━━ Material provided

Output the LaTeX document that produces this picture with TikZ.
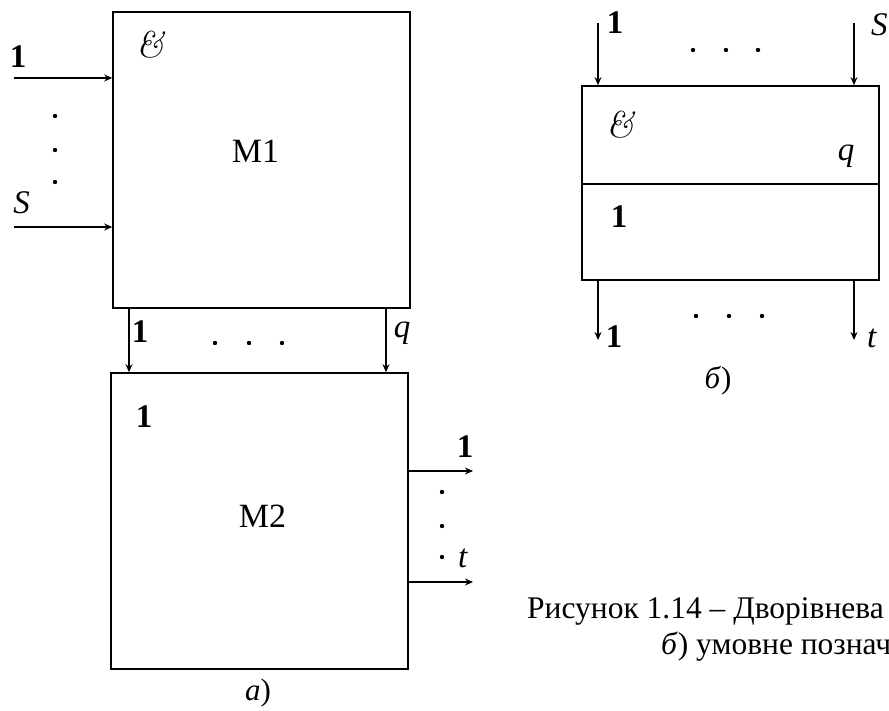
\documentclass[tikz,border=0pt]{standalone}
\usepackage{fontspec}
\setmainfont{Liberation Serif}
\newfontfamily\lmfont{Latin Modern Roman}
\usetikzlibrary{arrows.meta}

\tikzset{
  block/.style={draw, line width=1.6pt, inner sep=0pt, minimum width=297pt},
  sig/.style={line width=1.3pt, -{Stealth[length=8pt,width=7pt]}},
  lab/.style={inner sep=0pt, anchor=base, font=\fontsize{33}{38}\selectfont},
  amp/.style={inner sep=0pt, anchor=base, font=\lmfont\itshape\fontsize{37}{42}\selectfont},
  sub/.style={inner sep=0pt, anchor=base, font=\fontsize{31}{36}\selectfont},
  captext/.style={inner sep=0pt, anchor=base west, font=\fontsize{31.5}{36}\selectfont},
  dot/.style={circle, fill, inner sep=0pt, minimum size=4.4pt},
}

\begin{document}
\begin{tikzpicture}[x=1pt,y=-1pt]
\useasboundingbox (0,0) rectangle (889,710);
\clip (0,0) rectangle (889,710);

% a) two stages M1 and M2
\node[block, minimum height=296pt] (m1) at (261.5,160) {};
\node[block, minimum height=296pt] (m2) at (259.5,521) {};

% inputs of M1
\coordinate (x1) at (14,78);
\coordinate (xs) at (14,227);
\draw[sig] (x1) -- (x1 -| m1.west);
\draw[sig] (xs) -- (xs -| m1.west);
\node[lab] (x1lab) at (18,67) {\textbf{1}};
\node[lab] (xslab) at (21.5,213) {\textit{S}};
\foreach \y in {116,150,182}
  \node[dot] (xdot\y) at (55,\y) {};

% links M1 -> M2
\coordinate (z1) at (129,308);
\coordinate (zq) at (386,308);
\draw[sig] (z1) -- (z1 |- m2.north);
\draw[sig] (zq) -- (zq |- m2.north);
\node[lab] (z1lab) at (140,342) {\textbf{1}};
\node[lab] (zqlab) at (402,337) {\textit{q}};
\foreach \x in {215,249,282}
  \node[dot] (zdot\x) at (\x,343) {};

% outputs of M2
\coordinate (o1) at (473,471);
\coordinate (ot) at (473,582);
\draw[sig] (o1 -| m2.east) -- (o1);
\draw[sig] (ot -| m2.east) -- (ot);
\node[lab] (o1lab) at (465,457) {\textbf{1}};
\node[lab] (otlab) at (463,567) {\textit{t}};
\foreach \y in {492,526,557}
  \node[dot] (odot\y) at (442,\y) {};

\node[amp] (and1) at (150,57) {\&};
\node[lab, font=\fontsize{34}{40}\selectfont] (name1) at (255.5,162) {M1};
\node[lab] (or2) at (144,427) {\textbf{1}};
\node[lab, font=\fontsize{34}{40}\selectfont] (name2) at (262.5,527) {M2};
\node[sub] (suba) at (258,700) {\textit{а})};

% b) the same circuit as one symbol
\node[block, minimum height=98pt] (andpart) at (730.5,135) {};
\node[block, minimum height=96pt] (orpart) at (730.5,232) {};

\coordinate (r1) at (598,23);
\coordinate (rs) at (854,23);
\draw[sig] (r1) -- (r1 |- andpart.north);
\draw[sig] (rs) -- (rs |- andpart.north);
\node[lab] (r1lab) at (615,33) {\textbf{1}};
\node[lab, anchor=base west] (rslab) at (871,35) {\textit{S}};
\foreach \x in {693,726,758}
  \node[dot] (rdot\x) at (\x,50) {};

\coordinate (f1) at (598,340);
\coordinate (ft) at (854,340);
\draw[sig] (f1 |- orpart.south) -- (f1);
\draw[sig] (ft |- orpart.south) -- (ft);
\node[lab] (f1lab) at (614,347) {\textbf{1}};
\node[lab] (ftlab) at (872,347) {\textit{t}};
\foreach \x in {696,729,762}
  \node[dot] (fdot\x) at (\x,316) {};

\node[amp] (and2) at (620,137) {\&};
\node[lab] (q2) at (846,160) {\textit{q}};
\node[lab] (or3) at (619,227) {\textbf{1}};
\node[sub] (subb) at (718,388) {\textit{б})};

% caption
\node[captext] (cap1) at (527,618) {Рисунок 1.14 – Дворівнева};
\node[captext] (cap2) at (661,654) {\textit{б}) умовне познач};
\end{tikzpicture}
\end{document}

━━━━

■ **Task instructions**
Everything from the first line of the listing above through the line that contains "(xdot\y) at (55,\y)" is to be restated word for word, minus the pictures.

■ **Solved exercise**
Output the LaTeX document that produces this picture with TikZ.
\documentclass[tikz,border=0pt]{standalone}
\usepackage{fontspec}
\setmainfont{Liberation Serif}
\newfontfamily\lmfont{Latin Modern Roman}
\usetikzlibrary{arrows.meta}

\tikzset{
  block/.style={draw, line width=1.6pt, inner sep=0pt, minimum width=297pt},
  sig/.style={line width=1.3pt, -{Stealth[length=8pt,width=7pt]}},
  lab/.style={inner sep=0pt, anchor=base, font=\fontsize{33}{38}\selectfont},
  amp/.style={inner sep=0pt, anchor=base, font=\lmfont\itshape\fontsize{37}{42}\selectfont},
  sub/.style={inner sep=0pt, anchor=base, font=\fontsize{31}{36}\selectfont},
  captext/.style={inner sep=0pt, anchor=base west, font=\fontsize{31.5}{36}\selectfont},
  dot/.style={circle, fill, inner sep=0pt, minimum size=4.4pt},
}

\begin{document}
\begin{tikzpicture}[x=1pt,y=-1pt]
\useasboundingbox (0,0) rectangle (889,710);
\clip (0,0) rectangle (889,710);

% a) two stages M1 and M2
\node[block, minimum height=296pt] (m1) at (261.5,160) {};
\node[block, minimum height=296pt] (m2) at (259.5,521) {};

% inputs of M1
\coordinate (x1) at (14,78);
\coordinate (xs) at (14,227);
\draw[sig] (x1) -- (x1 -| m1.west);
\draw[sig] (xs) -- (xs -| m1.west);
\node[lab] (x1lab) at (18,67) {\textbf{1}};
\node[lab] (xslab) at (21.5,213) {\textit{S}};
\foreach \y in {116,150,182}
  \node[dot] (xdot\y) at (55,\y) {};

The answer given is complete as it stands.